Records from a data collection:
::::::::

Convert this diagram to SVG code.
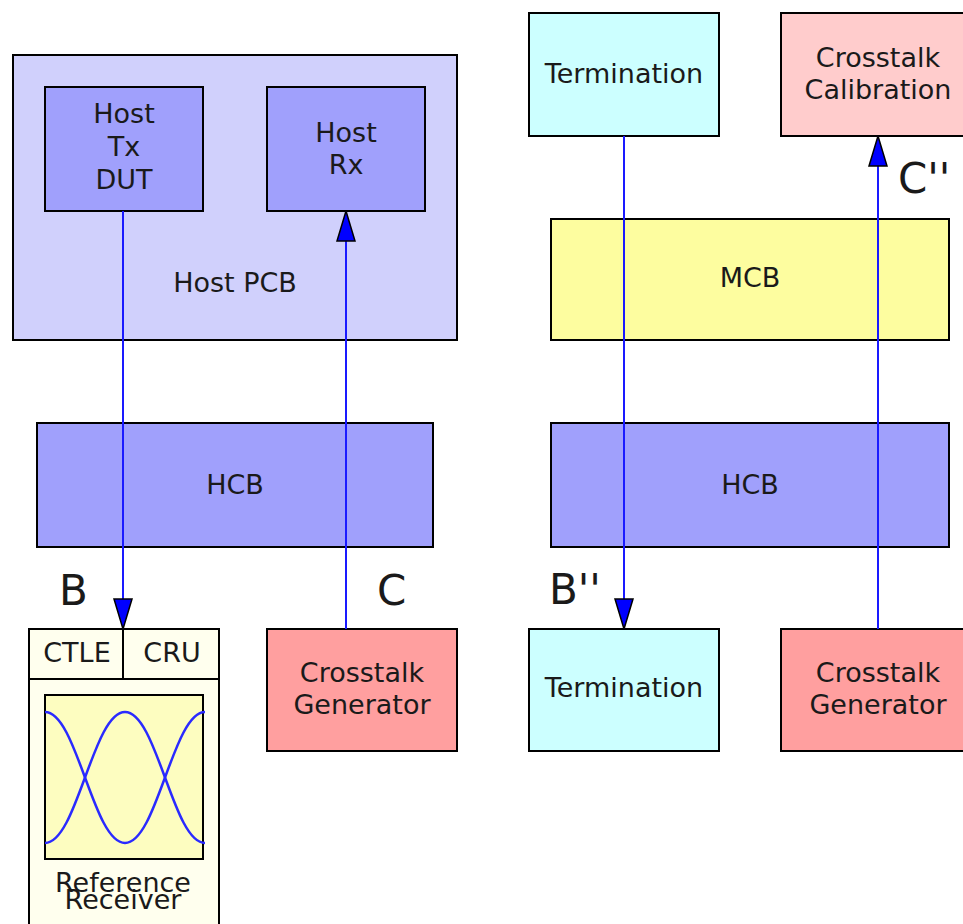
<svg xmlns="http://www.w3.org/2000/svg" width="963" height="924" viewBox="0 0 963 924">
<style>
.n{stroke:#000;stroke-width:2}
text{font-family:"DejaVu Sans",sans-serif;font-size:27px;fill:#1a1a1a;text-anchor:middle}
.big{font-size:42px;text-anchor:start}
.c{stroke:#1a1aff;stroke-width:2;fill:none}
.eye{stroke:#2a2aff;stroke-width:2.5;fill:none}
</style>
<defs>
<marker id="ah" viewBox="0 0 32 20" refX="31" refY="10" markerWidth="32" markerHeight="20" markerUnits="userSpaceOnUse" orient="auto">
<path d="M1,1 L31,10 L1,19 Z" fill="#0000ff" stroke="#000" stroke-width="1.5"/>
</marker>
</defs>
<rect width="963" height="924" fill="#fff"/>
<g id="hostpcb"><rect class="n" x="13" y="55" width="444" height="285" fill="#d0d0fc"/><text x="235" y="292">Host PCB</text></g>
<g id="hosttx"><rect class="n" x="45" y="87" width="158" height="124" fill="#a0a0fc"/><text x="124" y="123">Host</text><text x="124" y="156">Tx</text><text x="124" y="189">DUT</text></g>
<g id="hostrx"><rect class="n" x="267" y="87" width="158" height="124" fill="#a0a0fc"/><text x="346" y="142">Host</text><text x="346" y="174">Rx</text></g>
<g id="hcb1"><rect class="n" x="37" y="423" width="396" height="124" fill="#a0a0fc"/><text x="235" y="494">HCB</text></g>
<g id="hcb2"><rect class="n" x="551" y="423" width="398" height="124" fill="#a0a0fc"/><text x="750" y="494">HCB</text></g>
<g id="mcb"><rect class="n" x="551" y="219" width="398" height="121" fill="#fdfd9f"/><text x="750" y="287">MCB</text></g>
<g id="term1"><rect class="n" x="529" y="13" width="190" height="123" fill="#ccffff"/><text x="624" y="83">Termination</text></g>
<g id="xcal"><rect class="n" x="781" y="13" width="190" height="123" fill="#ffcccc"/><text x="878" y="67">Crosstalk</text><text x="878" y="99">Calibration</text></g>
<g id="term2"><rect class="n" x="529" y="629" width="190" height="122" fill="#ccffff"/><text x="624" y="697">Termination</text></g>
<g id="xgen2"><rect class="n" x="781" y="629" width="190" height="122" fill="#ff9f9f"/><text x="878" y="682">Crosstalk</text><text x="878" y="714">Generator</text></g>
<g id="xgen1"><rect class="n" x="267" y="629" width="190" height="122" fill="#ff9f9f"/><text x="362" y="682">Crosstalk</text><text x="362" y="714">Generator</text></g>
<g id="refrx">
<rect class="n" x="29" y="629" width="190" height="310" fill="#ffffee"/>
<rect class="n" x="29" y="629" width="94" height="50" fill="#ffffee"/>
<rect class="n" x="123" y="629" width="96" height="50" fill="#ffffee"/>
<text x="77" y="662">CTLE</text><text x="172" y="662">CRU</text>
<rect class="n" x="45" y="695" width="158" height="164" fill="#fdfdc0"/>
<path class="eye" d="M45,712 C77,712 93,843 125,843 C157,843 173,712 205,712"/>
<path class="eye" d="M45,843 C77,843 93,712 125,712 C157,712 173,843 205,843"/>
<text x="123" y="892">Reference</text><text x="123" y="909">Receiver</text>
</g>
<g id="connectors">
<line class="c" x1="123" y1="211" x2="123" y2="629" marker-end="url(#ah)"/>
<line class="c" x1="346" y1="629" x2="346" y2="211" marker-end="url(#ah)"/>
<line class="c" x1="624" y1="136" x2="624" y2="629" marker-end="url(#ah)"/>
<line class="c" x1="878" y1="629" x2="878" y2="136" marker-end="url(#ah)"/>
</g>
<g id="labels">
<text class="big" x="59" y="605">B</text>
<text class="big" x="377" y="605">C</text>
<text class="big" x="549" y="604">B''</text>
<text class="big" x="898" y="193">C''</text>
</g>
</svg>
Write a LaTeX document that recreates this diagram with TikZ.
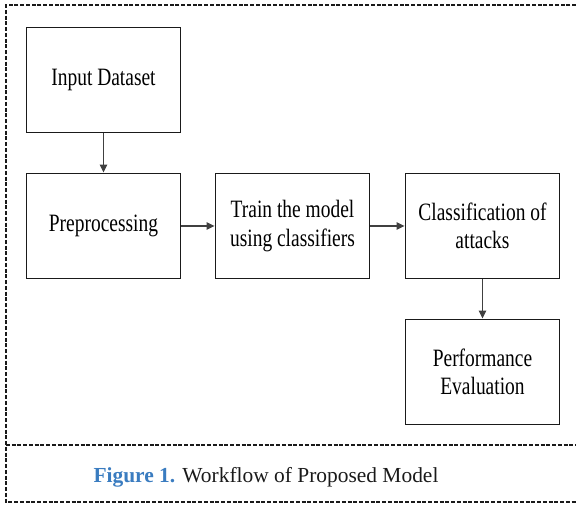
\documentclass[tikz,border=0pt]{standalone}
\usepackage{fontspec}
\usepackage{xcolor}
\usepackage{tikz}
\usetikzlibrary{arrows.meta}
\setmainfont{Liberation Serif}
\newfontfamily\boxfont[FakeStretch=0.78]{Liberation Serif}
\definecolor{CaptionBlue}{HTML}{3A7CC0}
\definecolor{Ink}{HTML}{1A1A1A}

\begin{document}
\begin{tikzpicture}[x=0.02cm,y=-0.02cm,
  frame/.style={draw=Ink,line width=1pt,dash pattern=on 0.08cm off 0.035cm},
  stage/.style={draw=Ink,line width=1.1pt,fill=white,minimum width=3.08cm,minimum height=2.1cm,align=center,font=\boxfont\fontsize{14.2}{16}\selectfont,inner sep=2pt},
  arr/.style={-{Triangle[length=1.6mm,width=1.5mm]},line width=0.6pt,draw=black!75}
]
\useasboundingbox (0,0) rectangle (576,506);
\draw[frame] (576,5) -- (6,5) -- (6,502) -- (576,502);
\draw[frame] (6,445) -- (576,445);

\node[stage] (input) at (103.5,80) {Input Dataset};
\node[stage] (prep) at (103.5,226) {Preprocessing};
\node[stage] (train) at (292.5,226) {Train the model\\using classifiers};
\node[stage] (classify) at (482.5,226) {Classification of\\attacks};
\node[stage] (perf) at (482.5,372) {Performance\\Evaluation};

\draw[arr] (input.south) -- (prep.north);
\draw[arr] (prep.east) -- (train.west);
\draw[arr] (train.east) -- (classify.west);
\draw[arr] (classify.south) -- (perf.north);

\node[anchor=base,font=\fontsize{12.2}{14}\selectfont,text=Ink] (caption) at (266,483)
  {\textcolor{CaptionBlue}{\bfseries Figure 1.} Workflow of Proposed Model};
\end{tikzpicture}
\end{document}
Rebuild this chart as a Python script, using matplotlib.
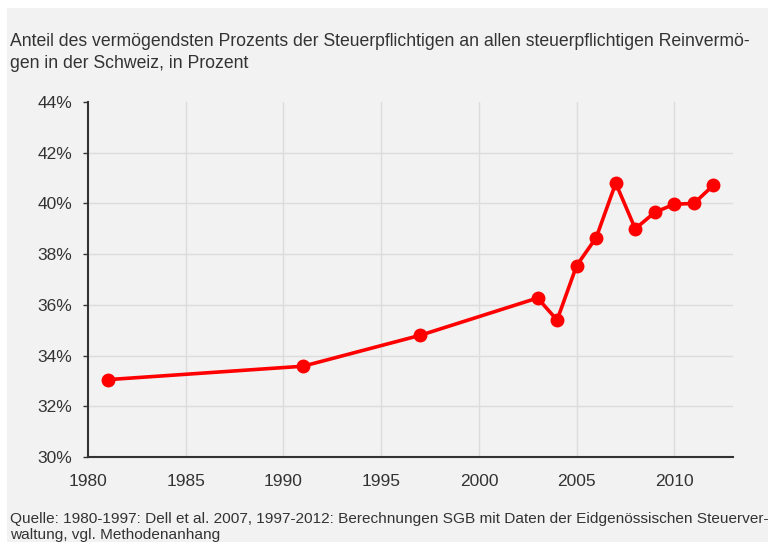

::::::::

Transcribe all the data word for word; the images stay out.

Task output:
Convert this diagram to SVG code.
<svg xmlns="http://www.w3.org/2000/svg" width="963" height="924" viewBox="0 0 963 924">
<style>
.n{stroke:#000;stroke-width:2}
text{font-family:"DejaVu Sans",sans-serif;font-size:27px;fill:#1a1a1a;text-anchor:middle}
.big{font-size:42px;text-anchor:start}
.c{stroke:#1a1aff;stroke-width:2;fill:none}
.eye{stroke:#2a2aff;stroke-width:2.5;fill:none}
</style>
<defs>
<marker id="ah" viewBox="0 0 32 20" refX="31" refY="10" markerWidth="32" markerHeight="20" markerUnits="userSpaceOnUse" orient="auto">
<path d="M1,1 L31,10 L1,19 Z" fill="#0000ff" stroke="#000" stroke-width="1.5"/>
</marker>
</defs>
<rect width="963" height="924" fill="#fff"/>
<g id="hostpcb"><rect class="n" x="13" y="55" width="444" height="285" fill="#d0d0fc"/><text x="235" y="292">Host PCB</text></g>
<g id="hosttx"><rect class="n" x="45" y="87" width="158" height="124" fill="#a0a0fc"/><text x="124" y="123">Host</text><text x="124" y="156">Tx</text><text x="124" y="189">DUT</text></g>
<g id="hostrx"><rect class="n" x="267" y="87" width="158" height="124" fill="#a0a0fc"/><text x="346" y="142">Host</text><text x="346" y="174">Rx</text></g>
<g id="hcb1"><rect class="n" x="37" y="423" width="396" height="124" fill="#a0a0fc"/><text x="235" y="494">HCB</text></g>
<g id="hcb2"><rect class="n" x="551" y="423" width="398" height="124" fill="#a0a0fc"/><text x="750" y="494">HCB</text></g>
<g id="mcb"><rect class="n" x="551" y="219" width="398" height="121" fill="#fdfd9f"/><text x="750" y="287">MCB</text></g>
<g id="term1"><rect class="n" x="529" y="13" width="190" height="123" fill="#ccffff"/><text x="624" y="83">Termination</text></g>
<g id="xcal"><rect class="n" x="781" y="13" width="190" height="123" fill="#ffcccc"/><text x="878" y="67">Crosstalk</text><text x="878" y="99">Calibration</text></g>
<g id="term2"><rect class="n" x="529" y="629" width="190" height="122" fill="#ccffff"/><text x="624" y="697">Termination</text></g>
<g id="xgen2"><rect class="n" x="781" y="629" width="190" height="122" fill="#ff9f9f"/><text x="878" y="682">Crosstalk</text><text x="878" y="714">Generator</text></g>
<g id="xgen1"><rect class="n" x="267" y="629" width="190" height="122" fill="#ff9f9f"/><text x="362" y="682">Crosstalk</text><text x="362" y="714">Generator</text></g>
<g id="refrx">
<rect class="n" x="29" y="629" width="190" height="310" fill="#ffffee"/>
<rect class="n" x="29" y="629" width="94" height="50" fill="#ffffee"/>
<rect class="n" x="123" y="629" width="96" height="50" fill="#ffffee"/>
<text x="77" y="662">CTLE</text><text x="172" y="662">CRU</text>
<rect class="n" x="45" y="695" width="158" height="164" fill="#fdfdc0"/>
<path class="eye" d="M45,712 C77,712 93,843 125,843 C157,843 173,712 205,712"/>
<path class="eye" d="M45,843 C77,843 93,712 125,712 C157,712 173,843 205,843"/>
<text x="123" y="892">Reference</text><text x="123" y="909">Receiver</text>
</g>
<g id="connectors">
<line class="c" x1="123" y1="211" x2="123" y2="629" marker-end="url(#ah)"/>
<line class="c" x1="346" y1="629" x2="346" y2="211" marker-end="url(#ah)"/>
<line class="c" x1="624" y1="136" x2="624" y2="629" marker-end="url(#ah)"/>
<line class="c" x1="878" y1="629" x2="878" y2="136" marker-end="url(#ah)"/>
</g>
<g id="labels">
<text class="big" x="59" y="605">B</text>
<text class="big" x="377" y="605">C</text>
<text class="big" x="549" y="604">B''</text>
<text class="big" x="898" y="193">C''</text>
</g>
</svg>
Write a LaTeX document that recreates this diagram with TikZ.
\documentclass[tikz,border=0pt]{standalone}
\usepackage{fontspec}
\usepackage{xcolor}
\usepackage{tikz}
\usetikzlibrary{arrows.meta}
\setmainfont{Liberation Serif}
\newfontfamily\boxfont[FakeStretch=0.78]{Liberation Serif}
\definecolor{CaptionBlue}{HTML}{3A7CC0}
\definecolor{Ink}{HTML}{1A1A1A}

\begin{document}
\begin{tikzpicture}[x=0.02cm,y=-0.02cm,
  frame/.style={draw=Ink,line width=1pt,dash pattern=on 0.08cm off 0.035cm},
  stage/.style={draw=Ink,line width=1.1pt,fill=white,minimum width=3.08cm,minimum height=2.1cm,align=center,font=\boxfont\fontsize{14.2}{16}\selectfont,inner sep=2pt},
  arr/.style={-{Triangle[length=1.6mm,width=1.5mm]},line width=0.6pt,draw=black!75}
]
\useasboundingbox (0,0) rectangle (576,506);
\draw[frame] (576,5) -- (6,5) -- (6,502) -- (576,502);
\draw[frame] (6,445) -- (576,445);

\node[stage] (input) at (103.5,80) {Input Dataset};
\node[stage] (prep) at (103.5,226) {Preprocessing};
\node[stage] (train) at (292.5,226) {Train the model\\using classifiers};
\node[stage] (classify) at (482.5,226) {Classification of\\attacks};
\node[stage] (perf) at (482.5,372) {Performance\\Evaluation};

\draw[arr] (input.south) -- (prep.north);
\draw[arr] (prep.east) -- (train.west);
\draw[arr] (train.east) -- (classify.west);
\draw[arr] (classify.south) -- (perf.north);

\node[anchor=base,font=\fontsize{12.2}{14}\selectfont,text=Ink] (caption) at (266,483)
  {\textcolor{CaptionBlue}{\bfseries Figure 1.} Workflow of Proposed Model};
\end{tikzpicture}
\end{document}
Rebuild this chart as a Python script, using matplotlib.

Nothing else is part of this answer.